New York faces a budget deficit of about $10 billion in the year beginning April 1. Cuomo’s budget for that year is due by Feb. 1. The current year’s budget, which Comptroller Thomas DiNapoli said may have a deficit as large as $1 billion, is $135.3 billion.

Cuomo’s “Plan for Action,” published during his election campaign, supported a $3,000 tax credit for hiring unemployed workers, which Republicans would supplement with an additional $5,000 credit over three years for any new hiring.

At least the conversation’s focus has changed. As recently as a few years ago, a Cuomo Plan for Action would have detailed why keeping half of what you make was selfish. Thankfully, today’s lawmakers instead bicker over which taxes are most despicable:

Cuomo also advocated a freeze in state taxes, while Republicans propose to eliminate the higher personal income-tax rates for owners of small businesses, rather than waiting for the higher levy to expire at the end of 2011. The Republicans would also eliminate the corporate franchise tax over a two-year period for businesses with 50 employees or fewer and no more than $2 million of profit, which wasn’t part of Cuomo’s published agenda.

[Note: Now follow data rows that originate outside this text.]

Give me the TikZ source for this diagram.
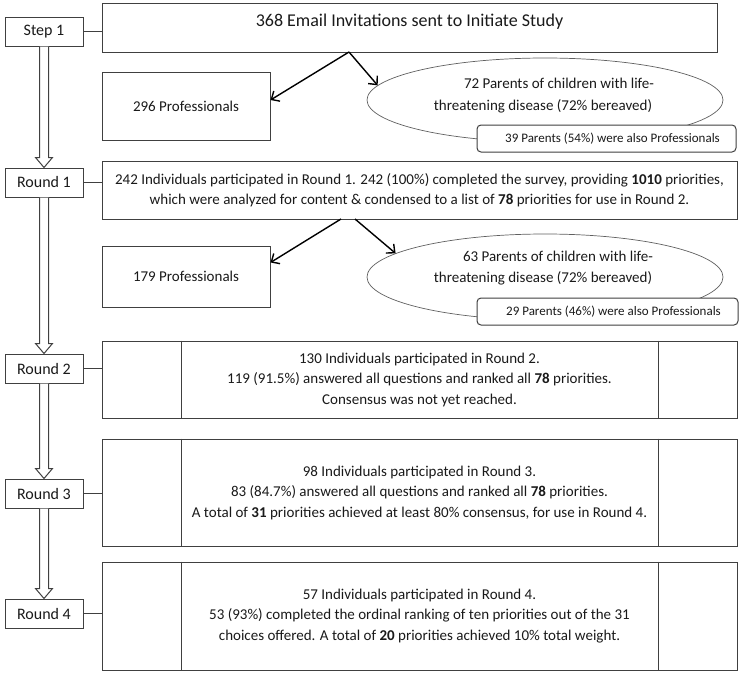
\documentclass[tikz,border=0pt]{standalone}
\usepackage{fontspec}
\setmainfont{Carlito}
\usetikzlibrary{arrows.meta,calc,shapes.geometric}
\definecolor{lin}{HTML}{404040}
\definecolor{elin}{HTML}{606060}
\definecolor{tx}{HTML}{1A1A1A}
\begin{document}
\begin{tikzpicture}[x=1pt,y=-1pt,
  box/.style={draw=lin, line width=1pt, fill=white, inner sep=0pt, align=center, text=tx},
  lab/.style={box, minimum width=78pt, minimum height=29pt, font=\fontsize{16}{19}\selectfont},
  txt/.style={font=\fontsize{15}{20.5}\selectfont, align=center, inner sep=0pt, text=tx},
  wide/.style={box, txt, minimum width=635pt},
  prof/.style={box, txt, minimum width=168pt},
  ell/.style={draw=elin, line width=0.7pt, ellipse, fill=white, inner sep=0pt, minimum width=356pt},
  rbox/.style={draw=lin, line width=1pt, fill=white, rounded corners=4pt, inner sep=0pt,
    minimum width=259pt, minimum height=27pt, font=\fontsize{13}{16}\selectfont, text=tx},
  con/.style={draw=lin, line width=1pt},
  arr/.style={draw=black, line width=1.4pt, -{Straight Barb[length=6.5pt,width=12pt,line width=1.4pt]}},
  blk/.style={draw=lin, line width=1pt, fill=white},
  inner/.style={draw=lin, line width=1pt}
]
\path[use as bounding box] (0,0) rectangle (750,675);

% Step 1
\node[lab] (s1) at (44,31.5) {Step 1};
\node[box, minimum width=615pt, minimum height=49pt] (b0) at (409.5,27.5) {};
\node[txt, font=\fontsize{18}{22}\selectfont] (t0) at (409.5,22) {368 Email Invitations sent to Initiate Study};
\draw[con] (s1.east) -- (s1.east -| b0.west);

\node[prof, minimum height=68pt] (p1) at (186,106) {296 Professionals};
\node[ell, minimum height=84pt] (e1) at (545,100) {};
\node[txt] (e1t) at (543,95.5) {\hspace*{32pt}72 Parents of children with life-\\[2pt]threatening disease (72\% bereaved)};
\node[rbox] (n1) at (606.5,138.5) {\hspace*{12pt}39 Parents (54\%) were also Professionals};
\coordinate (a1) at (349,52);
\draw[arr] (a1) -- ([yshift=6pt]p1.east);
\draw[arr] (a1) -- (e1.175);

% Round 1
\node[lab] (r1) at (44,182.5) {Round 1};
\node[wide, minimum height=58pt] (b1) at (419.5,190) {242 Individuals participated in Round 1. 242 (100\%) completed the survey, providing \textbf{1010} priorities,\\which were analyzed for content \& condensed to a list of \textbf{78} priorities for use in Round 2.};
\draw[con] (r1.east) -- (r1.east -| b1.west);

\node[prof, minimum height=61pt] (p2) at (186,276.5) {179 Professionals};
\node[ell, minimum height=86pt] (e2) at (545,277) {};
\node[txt] (e2t) at (543,268) {\hspace*{30pt}63 Parents of children with life-\\threatening disease (72\% bereaved)};
\node[rbox, minimum width=261pt] (n2) at (607.5,311.5) {\hspace*{12pt}29 Parents (46\%) were also Professionals};
\coordinate (a2) at (341,219);
\coordinate (a3) at (355,219);
\draw[arr] (a2) -- ([yshift=14pt]p2.east);
\draw[arr] (a3) -- (e2.171);

% Round 2
\node[lab] (r2) at (44,368.5) {Round 2};
\node[wide, minimum height=77pt] (b2) at (419.5,379.5) {130 Individuals participated in Round 2.\\119 (91.5\%) answered all questions and ranked all \textbf{78} priorities.\\Consensus was not yet reached.};
\draw[con] (r2.east) -- (r2.east -| b2.west);

% Round 3
\node[lab] (r3) at (44,493.5) {Round 3};
\node[wide, minimum height=107pt] (b3) at (419.5,492.5) {98 Individuals participated in Round 3.\\83 (84.7\%) answered all questions and ranked all \textbf{78} priorities.\\A total of \textbf{31} priorities achieved at least 80\% consensus, for use in Round 4.};
\draw[con] (r3.east) -- (r3.east -| b3.west);

% Round 4
\node[lab] (r4) at (44,613.5) {Round 4};
\node[wide, minimum height=108pt] (b4) at (419.5,616) {57 Individuals participated in Round 4.\\53 (93\%) completed the ordinal ranking of ten priorities out of the 31\\choices offered. A total of \textbf{20} priorities achieved 10\% total weight.};
\draw[con] (r4.east) -- (r4.east -| b4.west);

% inner divider lines
\foreach \b in {b2,b3,b4}{
  \draw[inner] ([xshift=80pt]\b.north west) -- ([xshift=80pt]\b.south west);
  \draw[inner] ([xshift=-79pt]\b.north east) -- ([xshift=-79pt]\b.south east);
}

% hollow block arrows
\foreach \u/\v in {s1/r1, r1/r2, r2/r3, r3/r4}{
  \draw[blk] let \p1=(\u.south), \p2=(\v.north) in
    (\x1-4.5pt,\y1) -- (\x1-4.5pt,\y2+10pt) -- (\x1-8.5pt,\y2+10pt) -- (\x1,\y2)
    -- (\x1+8.5pt,\y2+10pt) -- (\x1+4.5pt,\y2+10pt) -- (\x1+4.5pt,\y1);
}
\end{tikzpicture}
\end{document}
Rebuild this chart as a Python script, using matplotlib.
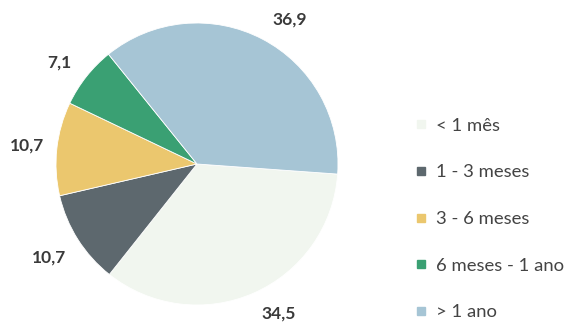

The surprising conversational topic amongst Empire State politicians is another promising sign that both parties are at least still pretending to work for voters instead of plundering from them. But giving a bonus to employers for bringing aboard new staff is pointless if there’s nothing for the new hires to do.

New York would be throwing gasoline upon an extinguished fire. Such a tactic would be as ineffective as, say, letting Washington spend 12 or 13 figures of taxed or borrowed funds to improve the economy. Unemployment will dip below eight percent any decade now.

Jobs aren’t created as a result of government bribes: they’re a natural byproduct of an atmosphere that’s conducive to economic growth. To establish such a financial haven, our politicians ought to be doing next to nothing.

The state’s job is to encourage growth by removing itself from the equation, not play an active role by doling out commercial welfare. The jobs will come only after our default leaders stop thinking that they can successfully prompt employers into staffing action.

Getting out of the way is the only tactic that helps. It’s far easier for the government to manufacture opportunities by removing barriers, especially in contrast to issuing hollow incentives in the hopes payrolls will grow despite economic anemia.

And the money comes from somewhere. Paying companies that don’t have a reason to hire workers to hire workers is why they’re not hiring workers in the first place.